Throughout the year, seasonal celebrations—Dragon Boat Festival, Mid-Autumn Festival, Lunar New Year and Lantern Festival—alongside family hikes and parent–child tree planting activities, gradually transformed culture from something "taught" into something "experienced". Through embodied participation, children developed a deeper understanding of tradition, while also forming lived associations with concepts such as "family", "festival" and "community".




▲
Family hikes, parent–child tree planting, and cultural experiences for various festivals have continued to bring warmth to our community, integrating nature education, practical learning, cultural immersion and meaningful family time.
Enabling Growth:
Platforms that Bring People Together
If charity connects the school with society, and community life connects people with one another, then home–school collaboration connects all of this to the direction of growth itself.
This year, the Wellington Talk Series continued to evolve. It became more than a platform for sharing information; it functioned more like an ever-opening window. Olympic champions, aerospace experts, admissions officers, psychologists and innovation mentors from a wide range of fields entered a shared space, enabling families to reconsider the idea of "growth" from a far more multidimensional perspective.
▲
The Wellington Talk has continued throughout the year, covering diverse themes including study abroad planning, cutting-edge technology, career development, and the arts and humanities, offering families high-value support for growth and learning.
Alongside this, parent communities continued to develop organically. Through sport, reading groups and charitable engagement, relationships among parents gradually shifted—from being defined primarily as "parents of children attending the same school" to becoming something closer to "companions walking a shared journey of support and growth". In this sense, the community has become less of an institutional extension and more of a living, dynamic network of human connection.
Looking back across the academic year, one theme becomes increasingly clear: education is taking place through ever more interconnected forms.
Charity teaches us to look outward and recognise others, helping us understand the weight of responsibility through action.
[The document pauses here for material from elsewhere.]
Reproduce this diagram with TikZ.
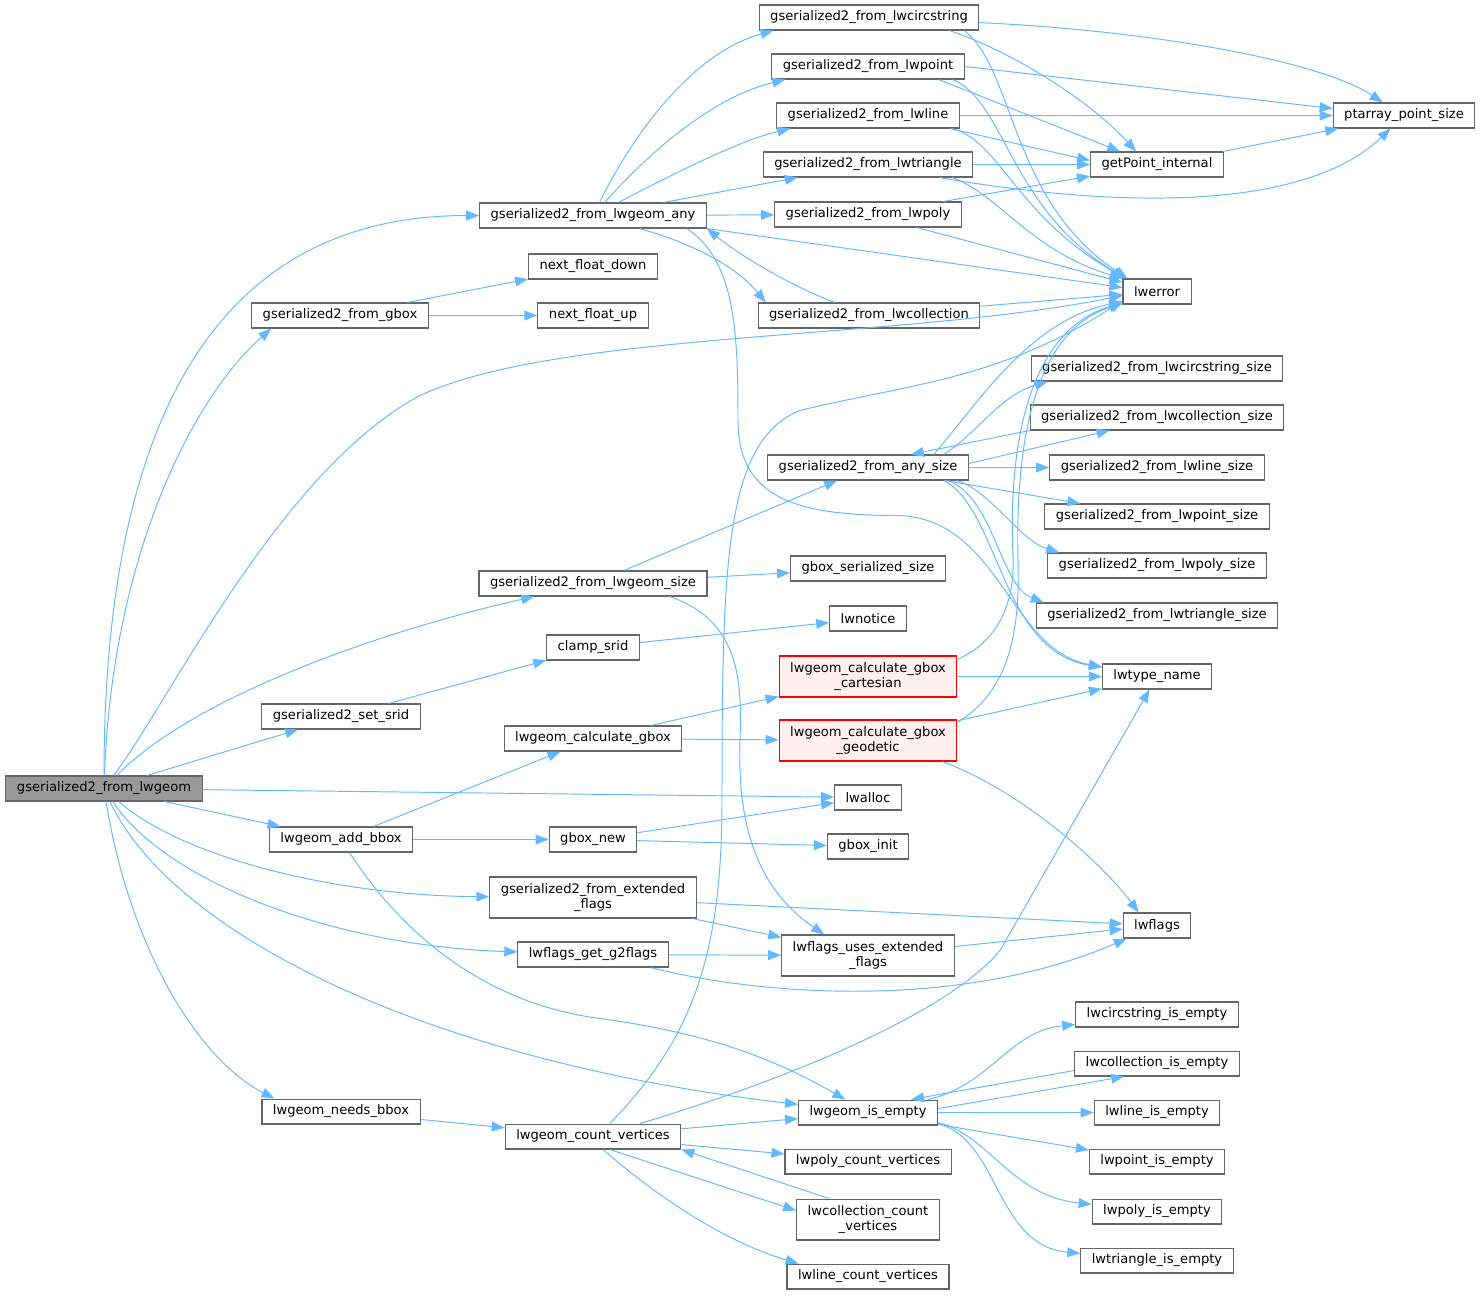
\documentclass[tikz,border=0pt]{standalone}
\usepackage{fontspec}
\setmainfont{DejaVu Sans}
\usetikzlibrary{arrows.meta,calc}
\definecolor{edgecolor}{RGB}{99,184,255}
\definecolor{bordercolor}{RGB}{102,102,102}
\definecolor{rootcolor}{RGB}{153,153,153}
\definecolor{redfill}{RGB}{255,240,240}

\begin{document}
\begin{tikzpicture}[x=0.02cm, y=-0.02cm, >={Triangle[length=7.4pt,width=5.6pt]},
    fn/.style={draw=bordercolor, line width=0.6pt, fill=white, minimum height=0.5cm,
      inner xsep=0.22cm, inner ysep=0pt, font=\fontsize{7.45}{8.5}\selectfont},
    fn2/.style={fn, align=center, minimum height=0.82cm},
    rootfn/.style={fn, fill=rootcolor},
    redfn/.style={fn2, draw=red, fill=redfill},
    edge/.style={->, draw=edgecolor, line width=0.55pt}]
    \useasboundingbox (0,-0.5) rectangle (1483,1295.5);

    % Root of the call graph
    \node[rootfn] (root) at (104,788) {gserialized2\_from\_lwgeom};

    % Serialization of each geometry type
    \node[fn] (any) at (593,215) {gserialized2\_from\_lwgeom\_any};
    \node[fn] (circ) at (869,17) {gserialized2\_from\_lwcircstring};
    \node[fn] (point) at (868,66) {gserialized2\_from\_lwpoint};
    \node[fn] (line) at (868,115) {gserialized2\_from\_lwline};
    \node[fn] (tri) at (868,164) {gserialized2\_from\_lwtriangle};
    \node[fn] (poly) at (868,214) {gserialized2\_from\_lwpoly};
    \node[fn] (coll) at (869,315) {gserialized2\_from\_lwcollection};
    \node[fn] (ptsize) at (1404,115) {ptarray\_point\_size};
    \node[fn] (getpt) at (1157,164) {getPoint\_internal};
    \node[fn] (lwerror) at (1157,291) {lwerror};

    % Bounding box
    \node[fn] (gbox) at (340,315) {gserialized2\_from\_gbox};
    \node[fn] (fdown) at (593,266) {next\_float\_down};
    \node[fn] (fup) at (593,315) {next\_float\_up};

    % Sizes
    \node[fn] (geomsz) at (593,583) {gserialized2\_from\_lwgeom\_size};
    \node[fn] (anysz) at (868,467) {gserialized2\_from\_any\_size};
    \node[fn] (gboxsz) at (868,568) {gbox\_serialized\_size};
    \node[fn] (circsz) at (1157,368) {gserialized2\_from\_lwcircstring\_size};
    \node[fn] (collsz) at (1157,417) {gserialized2\_from\_lwcollection\_size};
    \node[fn] (linesz) at (1157,467) {gserialized2\_from\_lwline\_size};
    \node[fn] (pointsz) at (1157,516) {gserialized2\_from\_lwpoint\_size};
    \node[fn] (polysz) at (1157,565) {gserialized2\_from\_lwpoly\_size};
    \node[fn] (trisz) at (1157,615) {gserialized2\_from\_lwtriangle\_size};

    % SRID and gbox computation
    \node[fn] (lwnotice) at (868,618) {lwnotice};
    \node[fn] (clamp) at (593,647) {clamp\_srid};
    \node[fn] (setsrid) at (341,716) {gserialized2\_set\_srid};
    \node[redfn] (cart) at (868,676) {lwgeom\_calculate\_gbox\\\_cartesian};
    \node[redfn] (geod) at (868,740) {lwgeom\_calculate\_gbox\\\_geodetic};
    \node[fn] (lwtype) at (1157,676) {lwtype\_name};
    \node[fn] (calcgbox) at (593,738) {lwgeom\_calculate\_gbox};
    \node[fn] (lwalloc) at (868,797) {lwalloc};
    \node[fn] (addbbox) at (341,839) {lwgeom\_add\_bbox};
    \node[fn] (gboxnew) at (593,839) {gbox\_new};
    \node[fn] (gboxinit) at (868,846) {gbox\_init};

    % Flags
    \node[fn2] (extflags) at (593,897) {gserialized2\_from\_extended\\\_flags};
    \node[fn] (lwflags) at (1157,925) {lwflags};
    \node[fn2] (usesext) at (868,955) {lwflags\_uses\_extended\\\_flags};
    \node[fn] (g2flags) at (593,954) {lwflags\_get\_g2flags};

    % Emptiness and vertex counts
    \node[fn] (needsbbox) at (341,1111) {lwgeom\_needs\_bbox};
    \node[fn] (countv) at (593,1136) {lwgeom\_count\_vertices};
    \node[fn] (geomempty) at (868,1112) {lwgeom\_is\_empty};
    \node[fn] (polycount) at (868,1161) {lwpoly\_count\_vertices};
    \node[fn2] (collcount) at (868,1219) {lwcollection\_count\\\_vertices};
    \node[fn] (linecount) at (868,1276) {lwline\_count\_vertices};
    \node[fn] (circempty) at (1157,1014) {lwcircstring\_is\_empty};
    \node[fn] (collempty) at (1157,1063) {lwcollection\_is\_empty};
    \node[fn] (lineempty) at (1157,1112) {lwline\_is\_empty};
    \node[fn] (pointempty) at (1157,1161) {lwpoint\_is\_empty};
    \node[fn] (polyempty) at (1157,1211) {lwpoly\_is\_empty};
    \node[fn] (triempty) at (1157,1260) {lwtriangle\_is\_empty};

    % Straight calls
    \foreach \a/\b in {root/setsrid, root/lwalloc, root/addbbox, any/tri, any/poly,
        line/ptsize, tri/getpt, poly/getpt, poly/lwerror, coll/lwerror, getpt/ptsize,
        gbox/fdown, gbox/fup, geomsz/anysz, geomsz/gboxsz, anysz/linesz, anysz/pointsz,
        cart/lwtype, geod/lwtype, calcgbox/cart, calcgbox/geod, setsrid/clamp,
        clamp/lwnotice, addbbox/calcgbox, addbbox/gboxnew, gboxnew/lwalloc,
        gboxnew/gboxinit, extflags/lwflags, extflags/usesext, usesext/lwflags,
        g2flags/usesext, needsbbox/countv, countv/geomempty, countv/polycount,
        geomempty/lineempty, geomempty/pointempty}
        \draw[edge] (\a) -- (\b);

    \draw[edge] (point.east) -- ($(ptsize.west)+(0,-7)$);
    \draw[edge] ($(point.south east)+(-26,0)$) -- ($(getpt.north west)+(30,0)$);
    \draw[edge] ($(line.south east)+(-10,0)$) -- ($(getpt.west)+(0,-4)$);
    \draw[edge] (any.south east) -- ($(lwerror.west)+(0,-4)$);
    \draw[edge] ($(anysz.east)+(0,-4)$) -- ($(collsz.south west)+(80,0)$);
    \draw[edge] (collsz.south west) -- ($(anysz.north east)+(-58,0)$);
    \draw[edge] ($(countv.south)+(17,0)$) -- ($(collcount.west)+(0,-9)$);
    \draw[edge] ($(collcount.north west)+(33,0)$) -- (countv.south east);
    \draw[edge] ($(collempty.west)+(0,7)$) -- ($(geomempty.north east)+(-27,0)$);
    \draw[edge] ($(geomempty.east)+(0,-4)$) -- ($(collempty.south west)+(50,0)$);

    % Calls from the root
    \draw[edge] (root) .. controls (104,430) and (210,215) .. (any);
    \draw[edge] (root) .. controls (112,560) and (190,400) .. ($(gbox.south west)+(20,0)$);
    \draw[edge] (root) .. controls (170,700) and (280,470) .. (420,395)
        .. controls (560,330) and (900,340) .. ($(lwerror.west)+(0,4)$);
    \draw[edge] (root) .. controls (200,690) and (404,625) .. (geomsz);
    \draw[edge] (root) .. controls (180,855) and (330,895) .. (extflags);
    \draw[edge] (root) .. controls (165,880) and (330,945) .. (g2flags);
    \draw[edge] (root) .. controls (170,930) and (420,1060) .. (geomempty);
    \draw[edge] (root) .. controls (130,950) and (200,1060) .. ($(needsbbox.north west)+(13,0)$);

    % Calls from gserialized2_from_lwgeom_any
    \draw[edge] (any) .. controls (640,120) and (700,50) .. ($(circ.south west)+(15,0)$);
    \draw[edge] (any) .. controls (660,140) and (720,95) .. ($(point.south west)+(14,0)$);
    \draw[edge] (any) .. controls (680,170) and (740,140) .. ($(line.south west)+(14,0)$);
    \draw[edge] (any) .. controls (700,245) and (740,270) .. ($(coll.north west)+(8,0)$);
    \draw[edge] (coll) .. controls (790,285) and (740,255) .. (any.south east);
    \draw[edge] ($(any.south east)+(-20,0)$) .. controls (735,260) and (738,330) .. (738,420)
        .. controls (738,500) and (800,515) .. (900,515)
        .. controls (1000,520) and (1010,650) .. (lwtype);

    % Point arrays and errors
    \draw[edge] (circ) .. controls (1150,30) and (1320,60) .. ($(ptsize.north west)+(50,0)$);
    \draw[edge] ($(circ.south east)+(-30,0)$) .. controls (1010,50) and (1090,100) .. ($(getpt.north west)+(46,0)$);
    \draw[edge] ($(circ.south east)+(-15,0)$) .. controls (1015,70) and (1010,200) .. ($(lwerror.north west)+(5,0)$);
    \draw[edge] ($(point.south east)+(-12,0)$) .. controls (1005,100) and (1010,210) .. ($(lwerror.north west)+(4,0)$);
    \draw[edge] ($(line.south east)+(-8,0)$) .. controls (1000,140) and (1015,215) .. ($(lwerror.north west)+(3,0)$);
    \draw[edge] ($(tri.south east)+(-21,0)$) .. controls (1000,195) and (1030,250) .. (lwerror.north west);
    \draw[edge] ($(tri.south east)+(-34,0)$) .. controls (1100,205) and (1300,215) .. (ptsize);

    % Size computation
    \draw[edge] ($(geomsz.south east)+(-38,0)$) .. controls (740,620) and (742,680) .. (740,740)
        .. controls (737,830) and (760,890) .. ($(usesext.north west)+(43,0)$);
    \draw[edge] ($(anysz.north east)+(-25,0)$) .. controls (980,430) and (1000,395) .. ($(circsz.south west)+(17,0)$);
    \draw[edge] ($(anysz.north east)+(-35,0)$) .. controls (980,400) and (1030,320) .. ($(lwerror.south west)+(0,-3)$);
    \draw[edge] ($(anysz.south east)+(-12,0)$) .. controls (990,490) and (1020,540) .. ($(polysz.north west)+(12,0)$);
    \draw[edge] ($(anysz.south east)+(-20,0)$) .. controls (995,500) and (1000,585) .. ($(trisz.north west)+(8,0)$);
    \draw[edge] ($(anysz.south east)+(-25,0)$) .. controls (1000,510) and (1000,650) .. (lwtype);

    % Box computation errors and flags
    \draw[edge] ($(cart.north east)+(0,4)$) .. controls (1000,640) and (1015,600) .. (1013,555)
        .. controls (1008,440) and (1030,330) .. ($(lwerror.south west)+(0,-2)$);
    \draw[edge] ($(geod.north east)+(0,3)$) .. controls (1010,690) and (1020,630) .. (1018,560)
        .. controls (1015,440) and (1035,330) .. ($(lwerror.south west)+(0,-1)$);
    \draw[edge] ($(geod.south east)+(-15,0)$) .. controls (1020,790) and (1100,860) .. ($(lwflags.north west)+(16,0)$);
    \draw[edge] ($(g2flags.south east)+(-18,0)$) .. controls (760,995) and (960,1010) .. (lwflags);

    % Emptiness and vertex counts
    \draw[edge] (addbbox) .. controls (400,930) and (480,1000) .. (593,1017)
        .. controls (690,1030) and (760,1050) .. (geomempty);
    \draw[edge] ($(countv.north)+(17,0)$) .. controls (690,1040) and (722,960) .. (722,800)
        .. controls (722,560) and (725,440) .. (800,410)
        .. controls (900,385) and (1000,380) .. ($(lwerror.south west)+(0,-4)$);
    \draw[edge] ($(countv.north)+(47,0)$) .. controls (800,1075) and (950,1010) .. (1000,950) -- (lwtype);
    \draw[edge] ($(countv.south)+(10,0)$) .. controls (650,1190) and (720,1240) .. ($(linecount.north west)+(12,0)$);
    \draw[edge] ($(geomempty.north east)+(-10,0)$) .. controls (990,1085) and (1010,1030) .. ($(circempty.south west)+(0,-3)$);
    \draw[edge] ($(geomempty.south east)+(0,-3)$) .. controls (990,1135) and (1010,1195) .. (polyempty);
    \draw[edge] ($(geomempty.south east)+(0,-2)$) .. controls (1000,1140) and (995,1245) .. (triempty);
\end{tikzpicture}
\end{document}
Community life enables us to rediscover the meaning of companionship in everyday interactions, grounding education in relationships. Home–school collaboration turns the idea of "shared growth" from principle into practice, ensuring education is no longer driven by a single force, but co-created by many.

As the boundaries between school, family and community continue to soften, a more vibrant and resilient collective begins to take shape. Within it, no act of participation exists in isolation, and no interaction is confined to the moment itself. Instead, each accumulates over time, shaping a culture built on trust, continuity and shared purpose.
May this collective strength, built by people and sustained over time, continue to grow—so that education is not merely defined, but continually and collaboratively created.